Further evidence of Ithaca's excellence in the classical domain will be on offer this Friday, Oct. 19, at a concert to be given in Barnes Hall by percussionist Tim Feeney and violist Wendy Richman. Though Feeney may be a new percussion instructor at Cornell, he's an old hand on the stage who has logged countless hours (and accumulated the resultant sage experience) in the worlds of both art music and avant-electronics. The keys to Feeney's work are not just talent and ability but the musical mind that he brings to bear on all that he touches. (His recent CD with Vic Rawlings on Sedimental Records, In Six Parts, is astounding.) Joining Feeney will be his partner, Wendy Richman, a world-class violist in her own right. Together the duo will perform a piece by local composer Kevin Ernste ("Birches") - thereby providing Ithacans with the rare opportunity to hear three exciting, and rising, new local voices in contemporary music. The program will also include Luciano Berio's "Naturale" for viola, tam-tam, and tape, Hillary Zipper's "Oculus," and Jacob Druckman's "Reflections on the Nature of Water," a six movement meditation on the physical and conceptual place of water in today's world.

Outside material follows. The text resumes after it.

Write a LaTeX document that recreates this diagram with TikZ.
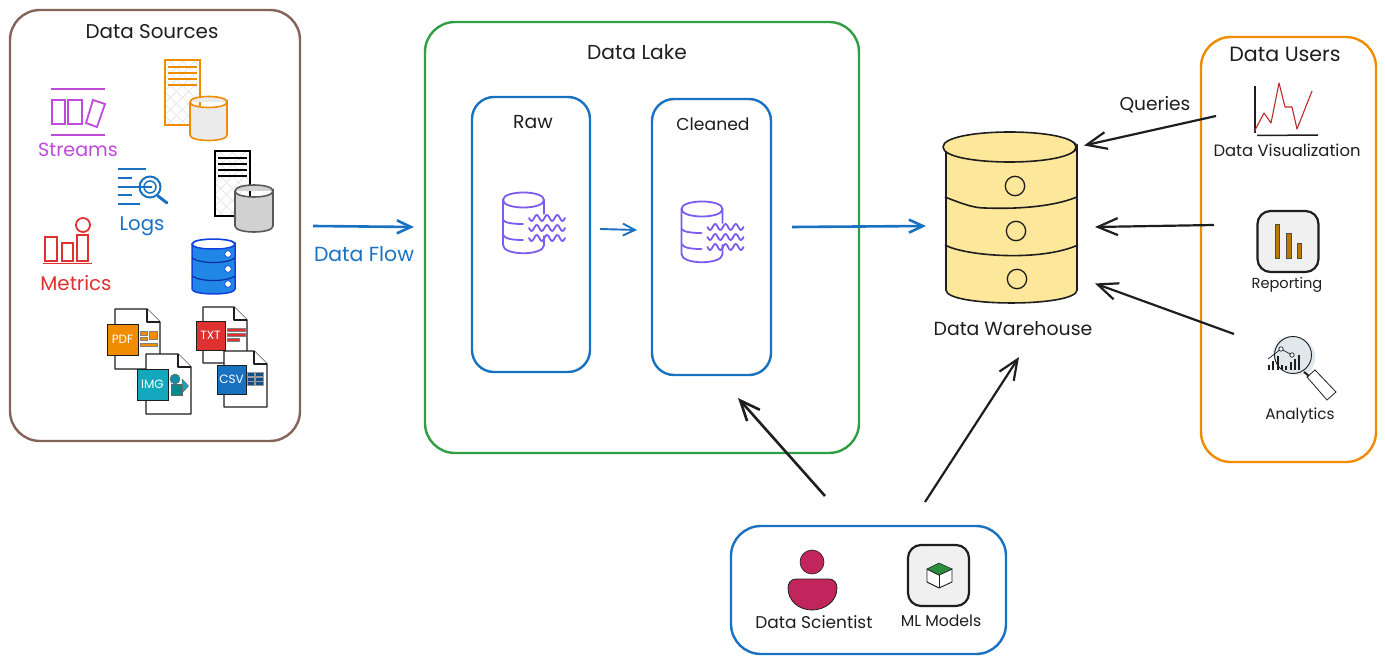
\documentclass[tikz,border=0pt]{standalone}
\usepackage{fontspec}
\setmainfont{Poppins}
\usetikzlibrary{arrows.meta}
\definecolor{cbrown}{HTML}{846358}
\definecolor{cgreen}{HTML}{2F9E44}
\definecolor{cblue}{HTML}{1971C2}
\definecolor{corange}{HTML}{F08C00}
\definecolor{cpurple}{HTML}{BE4BDB}
\definecolor{cviolet}{HTML}{7C5CF0}
\definecolor{cred}{HTML}{E03131}
\definecolor{cink}{HTML}{1E1E1E}
\definecolor{cyellow}{HTML}{FDE79A}
\definecolor{cberry}{HTML}{C2255C}
\definecolor{cteal}{HTML}{13A8BE}
\definecolor{cbright}{HTML}{2087E6}
\definecolor{cdeep}{HTML}{1040E0}
\definecolor{cbar}{HTML}{B97A00}
\newcommand\fsz[1]{\fontsize{#1}{#1}\selectfont}
\tikzset{
  x=1pt,y=-1pt,
  panel/.style={draw,line width=2.4pt,rounded corners=30pt,fill=white,inner sep=0pt},
  lane/.style={draw=cblue,line width=2.4pt,rounded corners=22pt,fill=white,inner sep=0pt},
  iconbox/.style={draw=cink,line width=2.2pt,rounded corners=13pt,fill=black!6,inner sep=0pt},
  label/.style={inner sep=0pt,text=cink},
  filetag/.style={inner sep=0pt,text=white,font=\fsz{12}},
  flow/.style={draw=cblue,line width=2.6pt,-{Straight Barb[length=14pt,width=13pt]}},
  blackflow/.style={draw=cink,line width=2.2pt,-{Straight Barb[length=20pt,width=17pt]}},
  page/.style={draw=cink,line width=1.3pt,fill=white,line join=round},
  lakeline/.style={draw=cviolet,line width=1.8pt,line cap=round},
}
% #1 x1, #2 x2, #3 top centre y, #4 bottom y, #5 ry, #6 options
\newcommand\drumshape[6]{%
  \draw[#6] (#1,#3) -- (#1,#4) .. controls (#1,{#4+1.33*#5}) and (#2,{#4+1.33*#5}) .. (#2,#4) -- (#2,#3)
    .. controls (#2,{#3+1.33*#5}) and (#1,{#3+1.33*#5}) .. (#1,#3)
    .. controls (#1,{#3-1.33*#5}) and (#2,{#3-1.33*#5}) .. (#2,#3);}
% sheet: x1 x2 y1 y2 ink
\newcommand\hatchsheet[5]{%
  \begin{scope}
    \clip (#1,#3) rectangle (#2,#4);
    \foreach \k in {-80,-68,...,80}{
      \draw[black!12,line width=.7pt] ({#1+\k},#3) -- ({#1+\k+70},{#3+70});
      \draw[black!12,line width=.7pt] ({#2-\k},#3) -- ({#2-\k-70},{#3+70});
    }
  \end{scope}
  \draw[#5,line width=2pt] (#1,#3) rectangle (#2,#4);
  \foreach \k in {7,13,19,25}{\draw[#5,line width=1.7pt] ({#1+3},{#3+\k}) -- ({#2-3},{#3+\k});}}
% document page: x1 x2 y1 y2 fold
\newcommand\docpage[5]{%
  \draw[page] (#1,#3) -- ({#2-#5},#3) -- (#2,{#3+#5}) -- (#2,#4) -- (#1,#4) -- cycle;
  \draw[page] ({#2-#5},#3) -- ({#2-#5},{#3+#5}) -- (#2,{#3+#5});}
\tikzset{
  lakedrum/.pic={
    \draw[lakeline] (41,14) -- (41,0) .. controls (41,-10) and (0,-10) .. (0,0) -- (0,45) .. controls (0,56) and (41,56) .. (41,45) -- (41,36);
    \draw[lakeline] (0,0) .. controls (0,10) and (41,10) .. (41,0);
    \draw[lakeline] (0,20) .. controls (2,23) and (10,24) .. (20,24);
    \draw[lakeline] (0,35) .. controls (2,39) and (10,40) .. (20,40);
    \foreach \yy in {18,28,38}{
      \draw[lakeline,shift={(26,\yy)}] plot[domain=0:36,samples=37,smooth] (\x,{3*sin(\x*3.5*10)});
    }
  }
}
\begin{document}
\begin{tikzpicture}
\useasboundingbox (0,0) rectangle (1385,663);
\fill[white] (0,0) rectangle (1385,663);

% containers
\node[panel,draw=cbrown,minimum width=290pt,minimum height=431pt] (sources) at (155,225.5) {};
\node[panel,draw=cgreen,minimum width=434pt,minimum height=431pt] (lake) at (642,237.5) {};
\node[lane,minimum width=118pt,minimum height=275pt] (raw) at (531,234.5) {};
\node[lane,minimum width=119pt,minimum height=276pt] (cleaned) at (711.5,237) {};
\node[panel,draw=corange,minimum width=175pt,minimum height=425pt] (users) at (1288.5,249.5) {};
\node[panel,draw=cblue,minimum width=275pt,minimum height=128pt] (team) at (868.5,590) {};

% titles
\node[label,font=\fsz{19.9}] (tsources) at (152,32) {Data Sources};
\node[label,font=\fsz{20.2}] (tlake) at (637,52.5) {Data Lake};
\node[label,font=\fsz{18.8}] (traw) at (533,122.5) {Raw};
\node[label,font=\fsz{17.2}] (tcleaned) at (713,124.5) {Cleaned};
\node[label,font=\fsz{20.6}] (tusers) at (1285,54.5) {Data Users};
\node[label,font=\fsz{18.9}] (tware) at (1013,328.5) {Data Warehouse};
\node[label,text=cblue,font=\fsz{20.4}] (tflow) at (364,254) {Data Flow};
\node[label,font=\fsz{18.6}] (tqueries) at (1155,105) {Queries};

% streams icon
\draw[cpurple,line width=1.5pt] (51,89) -- (105,89) (51,135) -- (105,135);
\draw[cpurple,line width=1.8pt] (52,100) rectangle (65,124) (68,100) rectangle (82,124);
\draw[cpurple,line width=1.8pt] (93,100) -- (105,104) -- (97,127) -- (86,123) -- cycle;
\node[label,text=cpurple,font=\fsz{19.1}] (tstreams) at (78,150) {Streams};

% logs icon
\draw[cblue,line width=1.5pt] (118,169) -- (146,169) (118,178) -- (132,178) (118,187) -- (152,187) (118,195) -- (132,195) (118,204) -- (140,204);
\draw[cblue,line width=2pt] (150,187) circle[radius=10.5];
\draw[cblue,line width=1.5pt] (150,187) circle[radius=6];
\draw[cblue,line width=3pt,line cap=round] (158,196) -- (167,203);
\node[label,text=cblue,font=\fsz{19.7}] (tlogs) at (142,226) {Logs};

% metrics icon
\draw[cred,line width=1.8pt] (45,237) rectangle (57,261) (62,243) rectangle (73,261) (77,235) rectangle (88,261);
\draw[cred,line width=1.8pt] (83,225) circle[radius=7];
\draw[cred,line width=1.7pt] (43,263.5) -- (92,263.5);
\node[label,text=cred,font=\fsz{19.8}] (tmetrics) at (76,283.5) {Metrics};

% orange sheet and drum
\hatchsheet{165}{200}{60}{125}{corange}
\drumshape{190}{227}{102}{135}{5.5}{draw=corange,line width=1.6pt,fill=black!8}
% black sheet and drum
\hatchsheet{215}{250}{151}{216}{black}
\drumshape{235}{273}{191}{226}{6}{draw=black!65,line width=1.6pt,fill=black!18}

% blue database
\drumshape{192}{235}{244}{289}{5}{draw=cdeep,line width=1.5pt,fill=cbright}
\fill[white] (213.5,244) ellipse[x radius=20,y radius=4];
\draw[cdeep!70!black,line width=1.2pt] (192,258) .. controls (200,264) and (227,264) .. (235,258);
\draw[cdeep!70!black,line width=1.2pt] (192,276) .. controls (200,282) and (227,282) .. (235,276);
\foreach \yy in {254,269,284}{\fill[white,draw=cdeep,line width=.6pt] (228,\yy) circle[radius=3.3];}

% PDF file
\docpage{115}{160}{309}{369}{13}
\node[draw=cink,line width=.8pt,fill=corange,minimum size=31pt,inner sep=0pt,filetag] (tagpdf) at (122.5,339.5) {PDF};
\fill[corange,draw=black!50,line width=.4pt] (140,331) rectangle (147,335) (140,337) rectangle (147,340) (149,331) rectangle (157,339) (140,343) rectangle (157,346);
% TXT file
\docpage{203}{247}{307}{363}{13}
\node[draw=cink,line width=.8pt,fill=cred,minimum size=29pt,inner sep=0pt,filetag] (tagtxt) at (210.5,335.5) {TXT};
\fill[cred,draw=black!50,line width=.4pt] (227,328) rectangle (245,331) (227,333) rectangle (245,336) (227,338) rectangle (239,341);
% IMG file
\docpage{146}{191}{354}{414}{13}
\node[draw=cink,line width=.8pt,fill=cteal,minimum size=31pt,inner sep=0pt,filetag] (tagimg) at (152.5,384.5) {IMG};
\fill[cteal,draw=black!60,line width=.5pt] (182,379) -- (188.5,386) -- (182,393) -- cycle;
\fill[teal!80!cteal,draw=black!60,line width=.5pt] (171,384) rectangle (182,395);
\fill[cteal!85!black,draw=black!60,line width=.5pt] (175,379) circle[radius=5];
% CSV file
\docpage{224}{267}{351}{407}{13}
\node[draw=cink,line width=.8pt,fill=cblue,minimum size=29pt,inner sep=0pt,filetag] (tagcsv) at (231.5,379.5) {CSV};
\foreach \yy in {372,377,381}{
  \fill[cblue!70!black,draw=black!40,line width=.3pt] (247,\yy) rectangle (254,{\yy+4});
  \fill[cblue!70!black,draw=black!40,line width=.3pt] (255.5,\yy) rectangle (263,{\yy+4});
}

% lake icons
\pic (rawdrum) at (503,200) {lakedrum};
\pic (cleandrum) at (681.5,209) {lakedrum};

% warehouse
\drumshape{946}{1077}{147}{290}{13}{draw=cink,line width=1.6pt,fill=cyellow}
\draw[cink,line width=1.6pt,fill=cyellow] (943,147) .. controls (943,127) and (1076,127) .. (1076,147) .. controls (1076,167) and (943,167) .. (943,147);
\draw[cink,line width=1.6pt] (945,197) .. controls (965,205) and (975,208) .. (985,208) .. controls (1010,209) and (1050,208) .. (1077,197);
\draw[cink,line width=1.6pt] (945,245) .. controls (965,256) and (1040,262) .. (1078,245);
\foreach \px/\py in {1015/186,1016/231,1017/279}{\draw[cink,line width=1.3pt] (\px,\py) circle[radius=9.7];}

% users: visualization
\draw[cink,line width=1.5pt] (1255,86) -- (1255,133);
\draw[cink,line width=1.5pt] (1257,135.5) -- (1318,135);
\draw[cred!85!black,line width=1.1pt,line join=round] (1254,132) -- (1264,113) -- (1271,123) -- (1279,83) -- (1285,107) -- (1292,107) -- (1297,129) -- (1312,91);
\node[label,font=\fsz{16.4}] (tviz) at (1287,150.5) {Data Visualization};

% users: reporting
\node[iconbox,minimum size=61pt] (reportbox) at (1288,241.5) {};
\foreach \xa/\xb/\yy in {1275/1279/224,1286/1291/233,1297/1301/243}{
  \fill[cbar,draw=black!70,line width=.6pt] (\xa,\yy) rectangle (\xb,258);
}
\node[label,font=\fsz{14.6}] (treport) at (1287,285) {Reporting};

% users: analytics
\fill[cyan!25!gray!22] (1276,343) .. controls (1282,332) and (1308,335) .. (1314,350) .. controls (1318,365) and (1310,378) .. (1295,374) .. controls (1282,372) and (1266,360) .. (1276,343);
\draw[cink,line width=.9pt] (1293,355) circle[radius=18.5];
\draw[cink,line width=.8pt,fill=white] (1307,377) -- (1315,370) -- (1336,392) -- (1327,400) -- cycle;
\draw[cink,line width=2pt] (1304,372) -- (1309,376);
\draw[cink,line width=.7pt] (1268,359) -- (1281,349) -- (1292,355);
\draw[cink,line width=.7pt,fill=white] (1281,349) circle[radius=2.2] (1292,355) circle[radius=2.2];
\foreach \bx/\bt in {1269/365,1273/361,1278/356,1282/365,1286/366,1291/362,1295/359,1299/355}{
  \draw[cink,line width=1.4pt] (\bx,370) -- (\bx,\bt);
}
\node[label,font=\fsz{15.3}] (tanalytics) at (1300,416) {Analytics};

% team
\draw[cink,line width=.6pt,fill=cberry] (812,562) circle[radius=12];
\draw[cink,line width=.8pt,fill=cberry] (796,579) -- (829,579) .. controls (834,579) and (837,583) .. (837,588) .. controls (837,601) and (825,610) .. (812,610) .. controls (799,610) and (788,601) .. (788,588) .. controls (788,583) and (791,579) .. (796,579) -- cycle;
\node[label,font=\fsz{17}] (tscientist) at (814,622.5) {Data Scientist};
\node[iconbox,minimum size=61pt] (mlbox) at (938.5,575.5) {};
\fill[white,draw=cink,line width=.9pt,line join=round] (927,569) -- (927,582) -- (939,588) -- (952,582) -- (952,569) -- (939,575) -- cycle;
\draw[cink,line width=.9pt] (939,575) -- (939,588);
\fill[cgreen!90!black,draw=cink,line width=.5pt,line join=round] (927,569) -- (939,563) -- (952,569) -- (939,575) -- cycle;
\node[label,font=\fsz{15.7}] (tml) at (941,620.5) {ML Models};

% connector ends
\coordinate (flowa) at (313,226);
\coordinate (flowb) at (414,227);
\coordinate (rawout) at (600,229);
\coordinate (cleanin) at (637,230);
\coordinate (lakeout) at (792,227);
\coordinate (wareinw) at (926,226);
\coordinate (vizout) at (1216,116);
\coordinate (wareintop) at (1084,145.5);
\coordinate (repout) at (1214,225);
\coordinate (wareinmid) at (1095,227);
\coordinate (anaout) at (1234,334);
\coordinate (wareinlow) at (1095,283.5);
\coordinate (teamleft) at (825,496);
\coordinate (cleanbottom) at (738,398);
\coordinate (teamright) at (925,502);
\coordinate (warebottom) at (1019,357);

\draw[flow] (flowa) -- (flowb);
\draw[flow,line width=1.9pt,-{Straight Barb[length=12pt,width=12pt]}] (rawout) -- (cleanin);
\draw[flow] (lakeout) -- (wareinw);
\draw[blackflow] (vizout) -- (wareintop);
\draw[blackflow] (repout) -- (wareinmid);
\draw[blackflow] (anaout) -- (wareinlow);
\draw[blackflow,line width=2.6pt] (teamleft) -- (cleanbottom);
\draw[blackflow] (teamright) -- (warebottom);
\end{tikzpicture}
\end{document}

Turning to more earthly concerns, there are signs that upstate New York has been experiencing a growth in artists associated with the term 'free folk.' Analogous to the manner in which traditional jazz eventually gave way to free jazz, folk music has been doing the same in decades past. (The emergence of the movement was immortalized in a 2003 Wire magazine cover story by David Keenan entitled "New Weird America.")
Last Friday, Rochester's Stone Baby exhibited its own take on the style in a concert at No Radio Records, where they were joined by Entente Cordiale, a project led by Rochester stalwart and Carbon Records owner Joe Tunis. In a brief but lively set, Stone Baby made use of modified tape machines, delay pedals, dulcimers, and guitars in a freely improvised avant-ambient mix.
Fans of this music will no doubt want to see Stone Baby again when they return to No Radio on Nov. 10 to play alongside Albany's Century Plants (an outstanding new twin-guitar duo who have released no less than five CD-Rs this year on labels spanning the globe) as well as a host of other regional drone-folk outfits. At a time when macro-level transformations in digital media and the record industry seem to dominate entertainment headlines, it is worth remembering that intriguing micro-level developments continue to unfold before our very eyes at home, in our local communities, too.